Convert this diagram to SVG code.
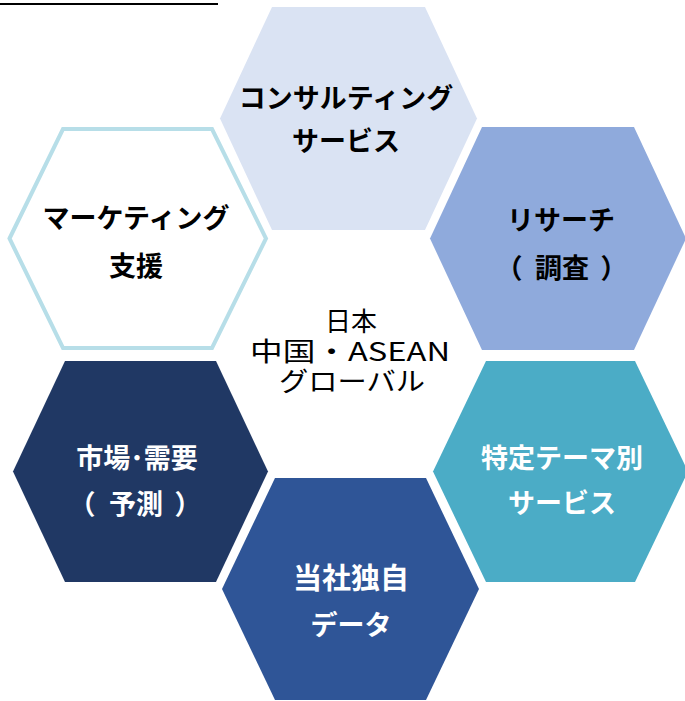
<svg xmlns="http://www.w3.org/2000/svg" width="685" height="701" viewBox="0 0 685 701">
<style>
.lbl{font-family:"Noto Sans CJK JP","Noto Sans",sans-serif;font-weight:700;font-size:27px;text-anchor:middle}
.dk{fill:#000}
.wt{fill:#fff}
.ctr{font-family:"Noto Sans CJK JP","Noto Sans",sans-serif;font-weight:400;font-size:26px;text-anchor:middle;fill:#000}
</style>
<rect width="685" height="701" fill="#fff"/>
<line x1="0" y1="4" x2="218" y2="4" stroke="#000" stroke-width="2"/>
<g id="consulting">
<polygon points="220,118.5 272,7 425,7 477,118.5 425,230 272,230" fill="#dae3f3"/>
<text class="lbl dk" x="346" y="108">コンサルティング</text>
<text class="lbl dk" x="346" y="151">サービス</text>
</g>
<g id="marketing">
<polygon points="9.5,238.5 63,129 212,129 266,238.5 212,348 63,348" fill="#fff" stroke="#b7dee8" stroke-width="4"/>
<text class="lbl dk" x="136" y="228">マーケティング</text>
<text class="lbl dk" x="136" y="276">支援</text>
</g>
<g id="research">
<polygon points="430,238.5 482,127 634,127 686,238.5 634,350 482,350" fill="#8faadc"/>
<text class="lbl dk" x="561" y="230">リサーチ</text>
<text class="lbl dk" y="278"><tspan x="509">（</tspan><tspan x="562">調査</tspan><tspan x="614">）</tspan></text>
</g>
<g id="market">
<polygon points="13,471.5 65,361 216,361 268,471.5 216,582 65,582" fill="#203864"/>
<text class="lbl wt" x="137" y="468">市場･需要</text>
<text class="lbl wt" y="514"><tspan x="82">（</tspan><tspan x="136">予測</tspan><tspan x="188">）</tspan></text>
</g>
<g id="theme">
<polygon points="433,471.5 486,361 635,361 688,471.5 635,582 486,582" fill="#4bacc6"/>
<text class="lbl wt" x="562" y="468">特定テーマ別</text>
<text class="lbl wt" x="562" y="513">サービス</text>
</g>
<g id="data">
<polygon points="222,589 275,478 426,478 479,589 426,700 275,700" fill="#2f5597"/>
<text class="lbl wt" x="351" y="589" style="font-size:29px">当社独自</text>
<text class="lbl wt" x="351" y="635">データ</text>
</g>
<g id="center">
<text class="ctr" x="351" y="331">日本</text>
<text class="ctr" x="350" y="361" textLength="200" lengthAdjust="spacingAndGlyphs">中国・ASEAN</text>
<text class="ctr" x="352" y="391" textLength="146" lengthAdjust="spacingAndGlyphs">グローバル</text>
</g>
<g id="connectors"/>
</svg>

________________________________________

- **THE EXERCISE**
Without the pictures, write out the whole listing above exactly as it appears.

- **WRITTEN RESPONSE**
Convert this diagram to SVG code.
<svg xmlns="http://www.w3.org/2000/svg" width="685" height="701" viewBox="0 0 685 701">
<style>
.lbl{font-family:"Noto Sans CJK JP","Noto Sans",sans-serif;font-weight:700;font-size:27px;text-anchor:middle}
.dk{fill:#000}
.wt{fill:#fff}
.ctr{font-family:"Noto Sans CJK JP","Noto Sans",sans-serif;font-weight:400;font-size:26px;text-anchor:middle;fill:#000}
</style>
<rect width="685" height="701" fill="#fff"/>
<line x1="0" y1="4" x2="218" y2="4" stroke="#000" stroke-width="2"/>
<g id="consulting">
<polygon points="220,118.5 272,7 425,7 477,118.5 425,230 272,230" fill="#dae3f3"/>
<text class="lbl dk" x="346" y="108">コンサルティング</text>
<text class="lbl dk" x="346" y="151">サービス</text>
</g>
<g id="marketing">
<polygon points="9.5,238.5 63,129 212,129 266,238.5 212,348 63,348" fill="#fff" stroke="#b7dee8" stroke-width="4"/>
<text class="lbl dk" x="136" y="228">マーケティング</text>
<text class="lbl dk" x="136" y="276">支援</text>
</g>
<g id="research">
<polygon points="430,238.5 482,127 634,127 686,238.5 634,350 482,350" fill="#8faadc"/>
<text class="lbl dk" x="561" y="230">リサーチ</text>
<text class="lbl dk" y="278"><tspan x="509">（</tspan><tspan x="562">調査</tspan><tspan x="614">）</tspan></text>
</g>
<g id="market">
<polygon points="13,471.5 65,361 216,361 268,471.5 216,582 65,582" fill="#203864"/>
<text class="lbl wt" x="137" y="468">市場･需要</text>
<text class="lbl wt" y="514"><tspan x="82">（</tspan><tspan x="136">予測</tspan><tspan x="188">）</tspan></text>
</g>
<g id="theme">
<polygon points="433,471.5 486,361 635,361 688,471.5 635,582 486,582" fill="#4bacc6"/>
<text class="lbl wt" x="562" y="468">特定テーマ別</text>
<text class="lbl wt" x="562" y="513">サービス</text>
</g>
<g id="data">
<polygon points="222,589 275,478 426,478 479,589 426,700 275,700" fill="#2f5597"/>
<text class="lbl wt" x="351" y="589" style="font-size:29px">当社独自</text>
<text class="lbl wt" x="351" y="635">データ</text>
</g>
<g id="center">
<text class="ctr" x="351" y="331">日本</text>
<text class="ctr" x="350" y="361" textLength="200" lengthAdjust="spacingAndGlyphs">中国・ASEAN</text>
<text class="ctr" x="352" y="391" textLength="146" lengthAdjust="spacingAndGlyphs">グローバル</text>
</g>
<g id="connectors"/>
</svg>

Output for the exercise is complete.